Stored rows:
++++++++++++++++++++

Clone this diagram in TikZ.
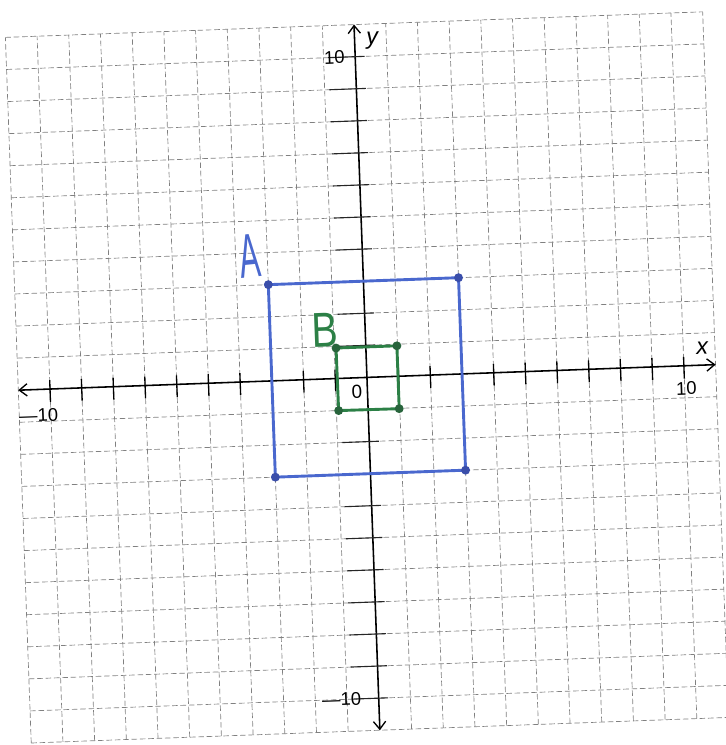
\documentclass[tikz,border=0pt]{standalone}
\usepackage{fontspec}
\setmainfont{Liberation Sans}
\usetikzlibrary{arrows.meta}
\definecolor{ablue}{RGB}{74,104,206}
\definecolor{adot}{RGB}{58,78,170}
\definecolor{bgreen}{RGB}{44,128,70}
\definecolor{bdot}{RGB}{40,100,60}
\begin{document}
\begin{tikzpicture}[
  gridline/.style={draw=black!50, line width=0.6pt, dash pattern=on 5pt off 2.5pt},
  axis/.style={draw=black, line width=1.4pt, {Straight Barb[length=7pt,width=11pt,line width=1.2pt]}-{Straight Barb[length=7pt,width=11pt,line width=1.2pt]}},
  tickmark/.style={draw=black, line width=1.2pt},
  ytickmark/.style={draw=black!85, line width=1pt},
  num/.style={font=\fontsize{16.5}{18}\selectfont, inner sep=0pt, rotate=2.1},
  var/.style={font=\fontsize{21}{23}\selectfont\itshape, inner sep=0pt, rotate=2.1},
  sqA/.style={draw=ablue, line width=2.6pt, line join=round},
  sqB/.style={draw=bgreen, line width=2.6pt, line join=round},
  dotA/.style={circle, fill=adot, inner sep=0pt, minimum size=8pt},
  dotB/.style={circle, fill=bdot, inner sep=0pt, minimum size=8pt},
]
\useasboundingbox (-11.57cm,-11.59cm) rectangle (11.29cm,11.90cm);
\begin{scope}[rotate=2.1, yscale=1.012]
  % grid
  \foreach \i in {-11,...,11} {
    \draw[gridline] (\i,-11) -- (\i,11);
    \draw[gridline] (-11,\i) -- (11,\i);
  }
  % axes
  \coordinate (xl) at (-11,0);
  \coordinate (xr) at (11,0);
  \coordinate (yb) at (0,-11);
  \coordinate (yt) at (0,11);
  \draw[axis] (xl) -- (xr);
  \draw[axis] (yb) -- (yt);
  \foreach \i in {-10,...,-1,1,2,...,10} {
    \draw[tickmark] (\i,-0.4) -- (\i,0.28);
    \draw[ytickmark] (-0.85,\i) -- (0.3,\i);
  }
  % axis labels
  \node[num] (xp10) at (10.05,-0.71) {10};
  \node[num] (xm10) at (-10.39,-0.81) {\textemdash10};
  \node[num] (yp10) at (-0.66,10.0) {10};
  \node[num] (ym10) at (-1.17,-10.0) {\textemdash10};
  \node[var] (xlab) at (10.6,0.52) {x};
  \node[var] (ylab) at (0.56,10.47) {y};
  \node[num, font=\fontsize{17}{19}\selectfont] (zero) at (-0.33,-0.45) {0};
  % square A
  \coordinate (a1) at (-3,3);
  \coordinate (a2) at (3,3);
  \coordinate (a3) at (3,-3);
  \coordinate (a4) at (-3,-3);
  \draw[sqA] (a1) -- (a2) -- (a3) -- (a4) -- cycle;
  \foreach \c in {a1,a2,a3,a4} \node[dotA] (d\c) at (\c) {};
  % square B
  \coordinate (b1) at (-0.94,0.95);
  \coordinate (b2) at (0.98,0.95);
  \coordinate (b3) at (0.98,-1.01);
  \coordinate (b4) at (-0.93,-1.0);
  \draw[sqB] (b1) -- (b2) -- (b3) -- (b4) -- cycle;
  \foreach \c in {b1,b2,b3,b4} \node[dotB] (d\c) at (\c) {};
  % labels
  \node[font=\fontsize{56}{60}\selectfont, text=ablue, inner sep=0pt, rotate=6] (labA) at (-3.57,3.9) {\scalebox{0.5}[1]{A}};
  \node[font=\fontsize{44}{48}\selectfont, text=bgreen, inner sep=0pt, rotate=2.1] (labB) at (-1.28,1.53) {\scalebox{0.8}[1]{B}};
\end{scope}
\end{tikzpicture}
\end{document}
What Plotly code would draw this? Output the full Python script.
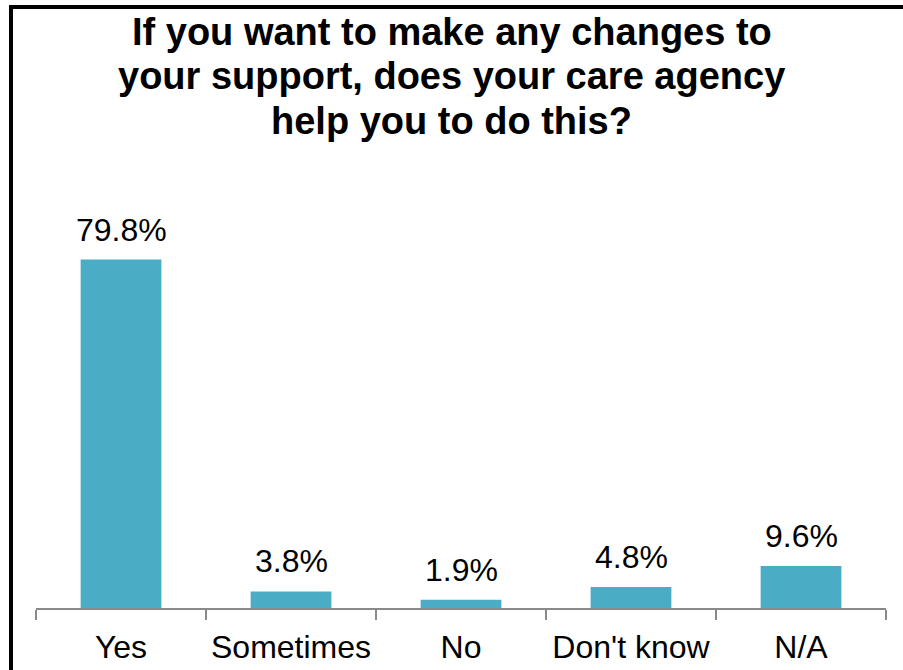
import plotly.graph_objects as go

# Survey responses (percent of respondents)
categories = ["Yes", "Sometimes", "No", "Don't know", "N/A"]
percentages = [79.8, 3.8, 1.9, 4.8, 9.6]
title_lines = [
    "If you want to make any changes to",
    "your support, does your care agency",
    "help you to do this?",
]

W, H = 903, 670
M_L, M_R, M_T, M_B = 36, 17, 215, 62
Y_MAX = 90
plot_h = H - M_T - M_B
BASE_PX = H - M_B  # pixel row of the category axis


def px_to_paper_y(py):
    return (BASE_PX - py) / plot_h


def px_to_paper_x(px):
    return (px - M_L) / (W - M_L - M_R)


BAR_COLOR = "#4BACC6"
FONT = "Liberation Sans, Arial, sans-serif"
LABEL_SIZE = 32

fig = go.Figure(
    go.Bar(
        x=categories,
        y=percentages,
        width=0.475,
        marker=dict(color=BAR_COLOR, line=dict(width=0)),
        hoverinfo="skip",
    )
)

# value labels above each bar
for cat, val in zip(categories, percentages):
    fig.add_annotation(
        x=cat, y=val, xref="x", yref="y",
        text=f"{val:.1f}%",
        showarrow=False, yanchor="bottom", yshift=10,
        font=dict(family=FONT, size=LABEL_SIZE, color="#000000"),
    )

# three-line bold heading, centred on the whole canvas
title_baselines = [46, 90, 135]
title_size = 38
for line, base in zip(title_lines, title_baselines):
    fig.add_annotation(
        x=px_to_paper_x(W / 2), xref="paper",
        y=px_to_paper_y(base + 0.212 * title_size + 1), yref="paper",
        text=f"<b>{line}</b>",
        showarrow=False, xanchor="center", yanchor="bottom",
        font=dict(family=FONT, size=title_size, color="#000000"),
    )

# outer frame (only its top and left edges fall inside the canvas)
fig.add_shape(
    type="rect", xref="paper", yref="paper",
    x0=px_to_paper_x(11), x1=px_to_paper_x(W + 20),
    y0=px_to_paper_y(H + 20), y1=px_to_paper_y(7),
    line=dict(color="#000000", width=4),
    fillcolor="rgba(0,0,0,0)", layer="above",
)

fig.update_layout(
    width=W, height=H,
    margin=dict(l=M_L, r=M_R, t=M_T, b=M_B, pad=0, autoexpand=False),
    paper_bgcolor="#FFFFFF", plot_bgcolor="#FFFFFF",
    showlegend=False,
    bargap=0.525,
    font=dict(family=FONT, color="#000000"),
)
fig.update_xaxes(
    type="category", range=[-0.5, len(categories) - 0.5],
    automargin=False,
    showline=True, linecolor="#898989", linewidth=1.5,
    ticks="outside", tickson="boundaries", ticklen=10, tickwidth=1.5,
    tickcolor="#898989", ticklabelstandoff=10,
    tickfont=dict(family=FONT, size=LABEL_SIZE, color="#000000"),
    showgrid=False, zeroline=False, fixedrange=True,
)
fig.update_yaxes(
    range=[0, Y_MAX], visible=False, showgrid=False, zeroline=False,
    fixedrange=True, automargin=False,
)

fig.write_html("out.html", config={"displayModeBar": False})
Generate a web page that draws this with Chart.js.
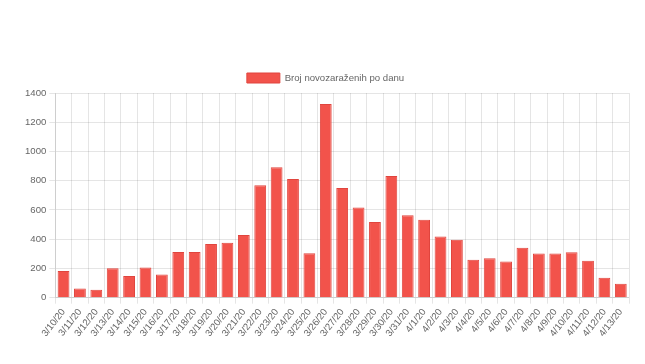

++++++++++++++++++++

Written exercise:
Report how many lines of the data contain the word "this", using the number alone.

Task result:
4